Monday, April 1, 2013

I Feel Much Better Now

I really do. What a difference a couple of days makes. Also being on vacation for seven days starting today. Also hanging with my kid, just being lazy, starting the day cuddling in bed with the kitty. Also looking forward to a get-away in a few days with a couple of my best besties.

Also posts like this on Facebook:

photo credit: Positive Inspirational Quotes

Sometimes your friends post stuff at exactly the right time you need to see it. One of the many things I like about Facebook.

Also there is hecka stuff that makes me laugh. Like my propensity for setting cups and glasses on the edges of tables or, apparently, counters. My brother was razzing me about this and my proclivity toward klutziness last night, and then this morning I set my coffee cup down, walk away to do something, then come back and immediately take a picture to send to him because it looks like this:


Also since I joined this century last week and upgraded my phone to one of those fancy phones the kids talk about nowadays with the touchscreen-nanigans and whatnot, I was able to lay in bed and watch a little bit of Gossip Girl. ON MY PHONE. And last night the kid and I were talking about something we wanted to look up (when the new episode of Kickin' It comes on, not a show she watches all the time but she wants to see the new "Spyfall" episode [which, by the way, comes on Disney XD tonight]), and I was like oh let me send myself a message to do that and then I went, HEY WAIT A MINUTE! I can actually look that up now on my fancy phone!

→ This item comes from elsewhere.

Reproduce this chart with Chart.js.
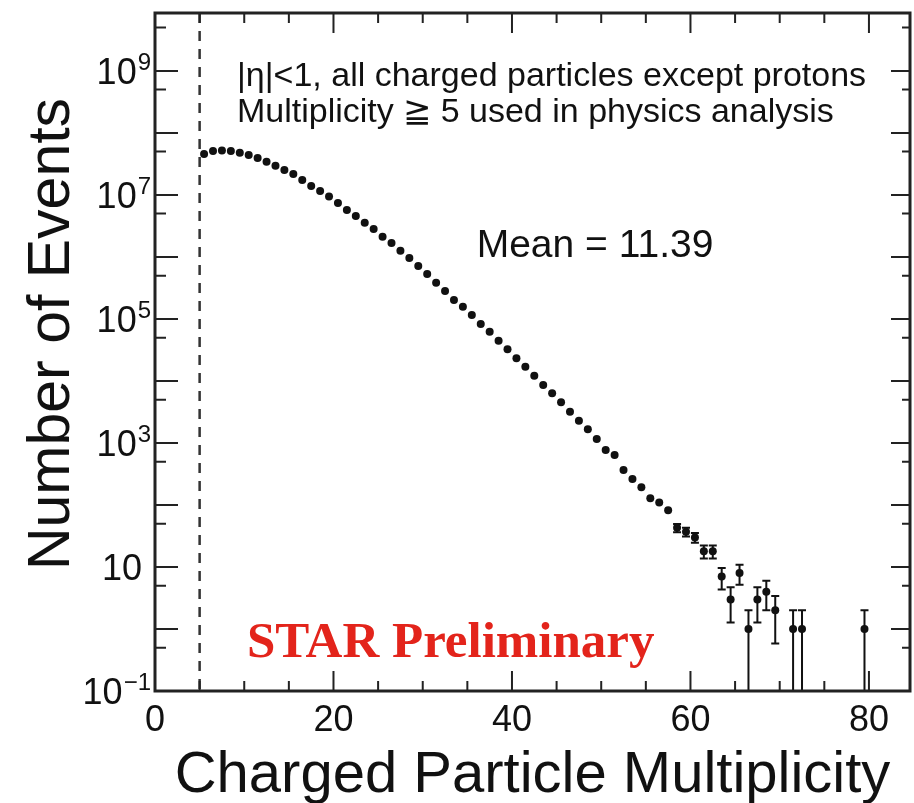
<!DOCTYPE html>
<html>
<head>
<meta charset="utf-8">
<script src="https://cdn.jsdelivr.net/npm/chart.js@4.4.0/dist/chart.umd.min.js"></script>
<style>
  html, body { margin: 0; padding: 0; background: #fff; }
</style>
</head>
<body>
<canvas id="chart" width="914" height="803"></canvas>
<script>
// charged particle multiplicity bins (lower edge); marker sits at the bin centre
const multiplicity = [
   5,  6,  7,  8,  9, 10, 11, 12, 13, 14, 15, 16, 17, 18, 19, 20, 21, 22, 23, 24,
  25, 26, 27, 28, 29, 30, 31, 32, 33, 34, 35, 36, 37, 38, 39, 40, 41, 42, 43, 44,
  45, 46, 47, 48, 49, 50, 51, 52, 53, 54, 55, 56, 57, 58, 59, 60, 61, 62, 63, 64,
  65, 66, 67, 68, 69, 70, 71, 72, 73, 74, 75, 76, 77, 78, 79
];
// number of events per bin (null = empty bin)
const events = [
  4.58e7, 5.13e7, 5.19e7, 5.13e7, 4.81e7, 4.42e7, 3.95e7, 3.44e7, 2.97e7, 2.53e7,
  2.18e7, 1.75e7, 1.40e7, 1.16e7, 9.4e6, 7.43e6, 5.73e6, 4.58e6, 3.57e6, 2.83e6,
  2.12e6, 1.68e6, 1.26e6, 9.64e5, 7.16e5, 5.32e5, 3.85e5, 2.82e5, 2.02e5, 1.58e5,
  1.16e5, 8.30e4, 6.24e4, 4.47e4, 3.24e4, 2.32e4, 1.70e4, 1.21e4, 8610, 6340,
  4530, 3200, 2290, 1660, 1160, 771, 640, 367, 263, 193,
  128, 110, 82, 43, 37, 30, 18, 18, 7, 3,
  8, 1, 3, 4, 2, null, 1, 1, null, null,
  null, null, null, null, 1
];
// statistical errors: sqrt(N)
const xTicks = [0, 20, 40, 60, 80];
const yTicks = [0.1, 10, 1e3, 1e5, 1e7, 1e9];
const yTickLabels = [['10', '\u22121'], ['10', ''], ['10', '3'], ['10', '5'], ['10', '7'], ['10', '9']];
const cutValue = 5;
const infoLines = ['|\u03b7|<1, all charged particles except protons',
                   'Multiplicity \u2267 5 used in physics analysis'];
const meanText = 'Mean = 11.39';
const stampText = 'STAR Preliminary';
const xTitle = 'Charged Particle Multiplicity';
const yTitle = 'Number of Events';

const SANS = '"Liberation Sans", Arial, Helvetica, sans-serif';

const points = [];
multiplicity.forEach((m, i) => {
  if (events[i] !== null) points.push({ x: m + 0.5, y: events[i] });
});

// frame, ticks, dashed cut line, error bars and text
const decor = {
  id: 'decor',
  beforeDatasetsDraw(chart) {
    const { ctx, chartArea: a, scales: { x, y } } = chart;
    ctx.save();
    // dashed cut line
    ctx.strokeStyle = '#333';
    ctx.lineWidth = 2.5;
    ctx.setLineDash([10, 8]);
    const cx = x.getPixelForValue(cutValue);
    ctx.beginPath();
    ctx.moveTo(cx, a.top);
    ctx.lineTo(cx, a.bottom);
    ctx.stroke();
    ctx.setLineDash([]);

    // error bars
    ctx.strokeStyle = '#111';
    ctx.lineWidth = 2;
    points.forEach(p => {
      const err = Math.sqrt(p.y);
      const px = x.getPixelForValue(p.x);
      const hi = y.getPixelForValue(p.y + err);
      const lo = p.y - err > 0 ? y.getPixelForValue(p.y - err) : a.bottom;
      if (lo - hi < 8) return;
      ctx.beginPath();
      ctx.moveTo(px, hi);
      ctx.lineTo(px, Math.min(lo, a.bottom));
      ctx.moveTo(px - 4, hi);
      ctx.lineTo(px + 4, hi);
      if (lo < a.bottom) {
        ctx.moveTo(px - 4, lo);
        ctx.lineTo(px + 4, lo);
      }
      ctx.stroke();
    });
    ctx.restore();
  },
  afterDraw(chart) {
    const { ctx, chartArea: a, scales: { x, y } } = chart;
    ctx.save();
    ctx.strokeStyle = '#222';
    ctx.lineWidth = 3;
    ctx.strokeRect(a.left, a.top, a.right - a.left, a.bottom - a.top);

    // x ticks (top and bottom, pointing inward)
    ctx.lineWidth = 2;
    for (let v = 0; v <= x.max; v += 5) {
      const px = x.getPixelForValue(v);
      const len = v % 20 === 0 ? 20 : 10;
      ctx.beginPath();
      ctx.moveTo(px, a.bottom);
      ctx.lineTo(px, a.bottom - len);
      ctx.moveTo(px, a.top);
      ctx.lineTo(px, a.top + len);
      ctx.stroke();
    }
    // y ticks: decades long, 5x short
    for (let e = -1; e <= 9; e++) {
      [[Math.pow(10, e), 23, 19], [5 * Math.pow(10, e), 11, 8]].forEach(([v, lenL, lenR]) => {
        if (v < y.min || v > y.max) return;
        const py = y.getPixelForValue(v);
        ctx.beginPath();
        ctx.moveTo(a.left, py);
        ctx.lineTo(a.left + lenL, py);
        ctx.moveTo(a.right, py);
        ctx.lineTo(a.right - lenR, py);
        ctx.stroke();
      });
    }

    // y tick labels with superscript exponents
    ctx.fillStyle = '#111';
    ctx.textBaseline = 'alphabetic';
    ctx.textAlign = 'left';
    yTicks.forEach((v, i) => {
      const [base, sup] = yTickLabels[i];
      const py = y.getPixelForValue(v);
      ctx.font = '24px ' + SANS;
      const sw = sup ? ctx.measureText(sup).width : 0;
      ctx.font = '36px ' + SANS;
      const bw = ctx.measureText(base).width;
      const right = sup ? 151 : 143;
      ctx.fillText(base, right - sw - bw - 1, py + 13);
      if (sup) {
        ctx.font = '24px ' + SANS;
        ctx.fillText(sup, right - sw, py - 1);
      }
    });

    // info text
    ctx.font = '34px ' + SANS;
    ctx.fillText(infoLines[0], 237, 86);
    ctx.fillText(infoLines[1], 237, 122);
    ctx.font = '39px ' + SANS;
    ctx.textAlign = 'center';
    ctx.fillText(meanText, 595, 257);
    ctx.font = 'bold 51px "Liberation Serif", "Times New Roman", serif';
    ctx.fillStyle = '#e3241b';
    ctx.textAlign = 'left';
    ctx.fillText(stampText, 247, 657);

    // axis titles
    ctx.fillStyle = '#111';
    ctx.font = '58px ' + SANS;
    ctx.textAlign = 'center';
    ctx.fillText(xTitle, (a.left + a.right) / 2, 792);
    ctx.font = '59px ' + SANS;
    ctx.translate(69, 334);
    ctx.rotate(-Math.PI / 2);
    ctx.fillText(yTitle, 0, 0);
    ctx.restore();
  }
};

new Chart(document.getElementById('chart'), {
  type: 'scatter',
  data: {
    datasets: [{
      label: 'Events',
      data: points,
      pointRadius: 4,
      pointHoverRadius: 4,
      backgroundColor: '#111',
      borderWidth: 0
    }]
  },
  options: {
    responsive: false,
    animation: false,
    devicePixelRatio: 1,
    layout: { padding: { top: 13, right: 2, left: 0, bottom: 0 } },
    plugins: { legend: { display: false }, tooltip: { enabled: false } },
    scales: {
      x: {
        type: 'linear',
        min: 0,
        max: 84.6,
        grid: { display: false, drawTicks: false },
        border: { display: false },
        afterBuildTicks: s => { s.ticks = xTicks.map(v => ({ value: v })); },
        afterFit: s => { s.height = 112; },
        ticks: {
          autoSkip: false,
          maxRotation: 0,
          padding: 8,
          color: '#111',
          font: { family: SANS, size: 36 }
        }
      },
      y: {
        type: 'logarithmic',
        min: 0.1,
        max: 8.6e9,
        grid: { display: false, drawTicks: false },
        border: { display: false },
        afterBuildTicks: s => { s.ticks = yTicks.map(v => ({ value: v })); },
        afterFit: s => { s.width = 155; },
        ticks: { display: false }
      }
    }
  },
  plugins: [decor]
});
</script>
</body>
</html>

Also (and this goes with the thing about being on vacation) it's 10:13 a.m. and I'm still in my jammies. And my hair is a mess. And I don't care! We might actually be having a super lazy day. Except I need to exercise because I've been nothing but gluttonous of late (see last post about getting my heart broken). Or we might go the movies today. Or maybe tomorrow. We're just like, we can do whatever we wanna do. That's pretty awesome. I rarely get days off with my kid because I work weekends so just being with her (even if it's like right now, where she is watching Littlest Pet Shop videos on YouTube and pointing out funny parts to me while I write this) is outf$%kingstanding beyond belief.

I was talking to some friends this morning and I told them what bothered me, and this is what I was trying to express in my last post, I guess, is that I like being all stiff upper lip and laughing instead of crying and stuff like that. I like that being a part of me. But lately I have been feeling like this other version of me, stuck in a sad place from which I can't crawl out. I do not like it, not one little bit. I know we need to take our time and grieve what we need to grieve. We need to feel it, not squash the feelings or anything. So maybe that's where I've been a little bit, doing a little grieving. And I'm sure my hormones gave me a helping hand.

But today, I really seriously do feel much better. I didn't want to keep that UGH post as my last thing when I'm not feeling like that right now.

I hope none of you are feeling ugh and if you do, I hope that feeling passes hecka quickly.

Might I suggest to you a Littlest Pet Shop video on YouTube? Kayla says they are great. No, seriously, you'd rather poke yourself in the eye with a rusty nail as my friend Stephy Poo would say, than watch a Littlest Pet Shop video, so I'm kidding. But I DO recommend a bunch of hugs and some funny TV or talking to a funny friend. Those are three really good things.

What DO you guys do to pull yourself out of a funk? Or what do you think about? I can always use some tips!

And another one for you is exercise, though you probably already knew that. I'm about to get some endorphin magic right now.